A Deeper ‘Yes’



It seems the whole world is imploding, or at least its governments.

This past month not only have governments risen up against their leadership in the Middle East but also in Ireland and even Wisconsin. Our collective anxiety is amped up, and maybe the world needs to step back and take a few deep breaths before it starts trying to figure out a few things.

If you’re a follower of the lectionary, this year, you’ll be stumbling through Matthew, which upon first encounter seems discouraging, the way a backhanded compliment does. The same way someone tries to offer you hope by saying, “Really, don’t worry, you’re not as shallow as you first seem”. Even this month in Matthew 6, Jesus pulls this very move, telling us that we, like the birds of the air and the grasses of the fields are pretty much toast, but don’t worry about it, okay?

But we do worry about today and we worry about tomorrow and though we may take deep comfort in knowing God will not forget us or abandon us or stop loving us, that’s not the first thing that pops into our mind during tax time. Not with a good third of church budgets tanking and a recent report in one denominational magazine saying yes indeed, the mainlines are dying. Not with war breaking out all over and economies collapsing and projections that our homes are worth less than we paid for them. These words from Matthew 6 are probably not on the mind of protestors in Tahrir Square in Cairo or the state capital in Indiana.

Years ago, when I was going off toward internship I expressed my dread to Jim Nestingen that I was facing my first experience in the parish during lectionary year A, the year of Matthew. “All that weeping and gnashing of teeth” I said, “the thrown into outer darkness.” “Don’t worry,” Jim told me, “because beneath the hard ‘no’s’ of Matthew there is a deeper ‘yes’.” And it was true. As I dug into Matthew, starting with the Beautitudes and it’s awful little text on divorce, and as I continued on burying myself in terrifying text about the wedding banquet (Ch. 22), I also found right next door Jesus’ lament over Jerusalem (Ch 23), where Jesus longs to gather the people he so dearly loves as a hen gathers her brood.

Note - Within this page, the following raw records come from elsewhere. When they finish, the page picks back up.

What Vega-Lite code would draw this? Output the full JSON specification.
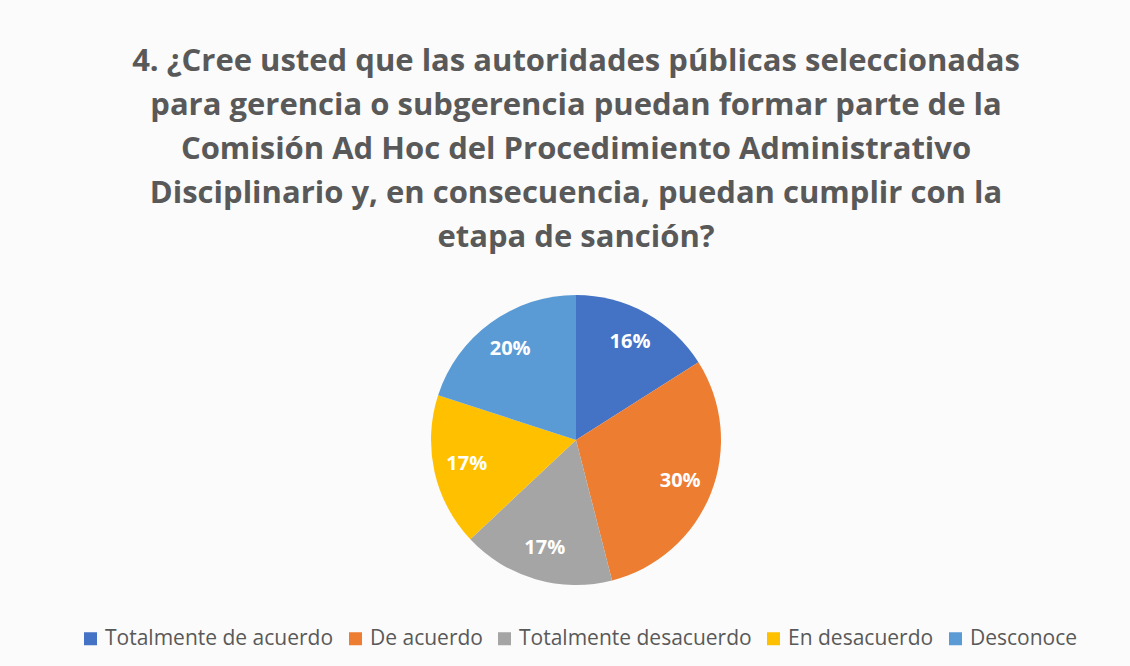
{
  "$schema": "https://vega.github.io/schema/vega-lite/v6.json",
  "width": 1108,
  "height": 300,
  "padding": {"left": 22, "top": 290, "right": 0, "bottom": 76},
  "autosize": {"type": "none"},
  "background": "#fbfbfb",
  "title": {
    "text": [
      "4. ¿Cree usted que las autoridades públicas seleccionadas",
      "para gerencia o subgerencia puedan formar parte de la",
      "Comisión Ad Hoc del Procedimiento Administrativo",
      "Disciplinario y, en consecuencia, puedan cumplir con la",
      "etapa de sanción?"
    ],
    "font": "Open Sans",
    "fontSize": 31,
    "fontWeight": "bold",
    "color": "#595959",
    "lineHeight": 44,
    "anchor": "middle",
    "offset": 36
  },
  "data": {
    "values": [
      {"cat": "Totalmente de acuerdo", "share": 0.16, "idx": 1},
      {"cat": "De acuerdo", "share": 0.30, "idx": 2},
      {"cat": "Totalmente desacuerdo", "share": 0.17, "idx": 3},
      {"cat": "En desacuerdo", "share": 0.17, "idx": 4},
      {"cat": "Desconoce", "share": 0.20, "idx": 5}
    ]
  },
  "layer": [
    {
      "mark": {"type": "arc", "outerRadius": 145, "strokeWidth": 0},
      "encoding": {
        "theta": {"field": "share", "type": "quantitative", "stack": true},
        "order": {"field": "idx", "type": "quantitative"},
        "color": {
          "field": "cat",
          "type": "nominal",
          "sort": null,
          "scale": {
            "domain": ["Totalmente de acuerdo", "De acuerdo", "Totalmente desacuerdo", "En desacuerdo", "Desconoce"],
            "range": ["#4472C4", "#ED7D31", "#A5A5A5", "#FFC000", "#5B9BD5"]
          },
          "legend": {
            "orient": "none",
            "legendX": 58,
            "legendY": 338,
            "direction": "horizontal",
            "title": null,
            "symbolType": "square",
            "symbolSize": 169,
            "symbolStrokeWidth": 0,
            "labelFont": "Open Sans",
            "labelFontSize": 21,
            "labelColor": "#595959",
            "labelOffset": 4,
            "columnPadding": 11,
            "labelLimit": 400
          }
        }
      }
    },
    {
      "mark": {"type": "text", "radius": 112, "font": "Open Sans", "fontSize": 20, "fontWeight": "bold", "fill": "#ffffff"},
      "encoding": {
        "theta": {"field": "share", "type": "quantitative", "stack": true},
        "order": {"field": "idx", "type": "quantitative"},
        "detail": {"field": "cat", "type": "nominal"},
        "text": {"field": "share", "type": "quantitative", "format": ".0%"}
      }
    }
  ],
  "config": {"view": {"stroke": null}}
}
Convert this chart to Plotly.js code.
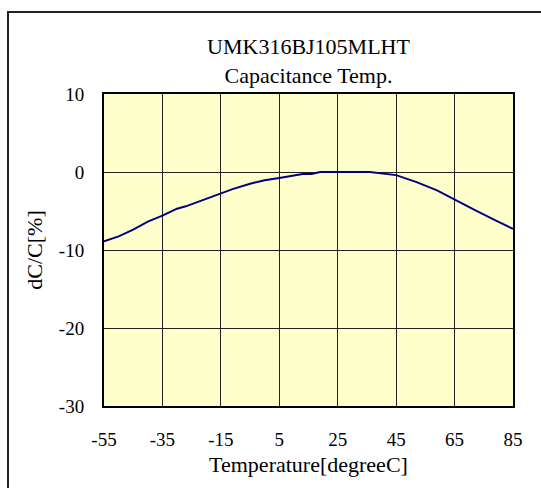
<!DOCTYPE html>
<html>
<head>
<meta charset="utf-8">
<script src="https://cdn.plot.ly/plotly-3.0.1.min.js"></script>
<style>
html,body{margin:0;padding:0;width:541px;height:488px;overflow:hidden;background:#fff;}
#frame{position:absolute;left:7px;top:11px;width:600px;height:600px;border:2px solid #222;box-sizing:border-box;pointer-events:none;z-index:2;}
#chart{position:absolute;left:0;top:0;width:541px;height:488px;}
</style>
</head>
<body>
<div id="chart"></div>
<div id="frame"></div>
<script>
const temperature = [-55,-50,-45,-40,-35,-30,-27,-22,-17,-14,-11,-5,0,5,9,13,16,19,25,36,45,52,59,65,72,79,85];
const dCC = [-8.9,-8.25,-7.4,-6.35,-5.6,-4.7,-4.4,-3.7,-2.95,-2.55,-2.2,-1.5,-1.07,-0.77,-0.47,-0.26,-0.26,0,0,0,-0.4,-1.3,-2.35,-3.55,-4.9,-6.2,-7.3];
const xTicks = [-55,-35,-15,5,25,45,65,85];
const yTicks = [-30,-20,-10,0,10];
const chartTitle = "UMK316BJ105MLHT<br>Capacitance Temp.";
const xTitle = "Temperature[degreeC]";
const yTitle = "dC/C[%]";

const fam = "Liberation Serif";
function f(size) { return {family: fam, size: size, color: "#000"}; }

Plotly.newPlot("chart", [{
  x: temperature, y: dCC, type: "scatter", mode: "lines",
  line: {color: "#000080", width: 2}, hoverinfo: "skip"
}], {
  width: 541, height: 488,
  margin: {l: 104, r: 28, t: 94, b: 82},
  paper_bgcolor: "#fff", plot_bgcolor: "#FFFFCC",
  showlegend: false,
  font: f(19),
  title: {text: chartTitle, font: f(22), x: 0.5, xanchor: "center", xref: "paper", y: 1, yref: "container", yanchor: "top", pad: {t: 54}},
  xaxis: {
    range: [-55, 85], tickvals: xTicks, ticktext: xTicks.map(String),
    showgrid: true, gridcolor: "#222", gridwidth: 1,
    showline: true, linecolor: "#000", linewidth: 2, mirror: true,
    zeroline: false, ticks: "outside", ticklen: 15, tickcolor: "rgba(0,0,0,0)",
    tickfont: f(19),
    title: {text: xTitle, font: f(22), standoff: 8}
  },
  yaxis: {
    range: [-30, 10], tickvals: yTicks, ticktext: yTicks.map(String),
    showgrid: true, gridcolor: "#222", gridwidth: 1,
    showline: true, linecolor: "#000", linewidth: 2, mirror: true,
    zeroline: false, ticks: "outside", ticklen: 14, tickcolor: "rgba(0,0,0,0)",
    tickfont: f(19),
    title: {text: yTitle, font: f(22), standoff: 10}
  }
}, {displayModeBar: false, staticPlot: true});
</script>
</body>
</html>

We will worry. Especially these days. And though we have plenty to worry about today, it also feels like there’s plenty left for tomorrow and next year as well. But maybe these texts from Matthew are exactly what we need right now. We need to be reminded that beneath these hard ‘no’s’ of the world, Jesus speaks to us with a deeper ‘yes’. That as we look at all the ‘no’s’ in life that confront us daily, whether we are watching our financial portfolios, or opening up the bill for day care, or watching the taxes on our homes increase while their values decrease, while we watch the world and its governments protest, each saying ‘no’ to this or that, there is a deeper, more profound ‘yes’ beneath it all. And even good, old Matthew comes to that. For at the end of his gospel, when he is commissioning his disciples, this seemingly street-tough Jesus tells his disciples, and us,

“Do not worry. All authority in heaven and earth has been given to me. And remember, I am with you until the end of the ages.”

This great yes, this tremendous promise, that is deeper than a whole lot of todays, far more than a bunch of tomorrows, and raises all our forevers.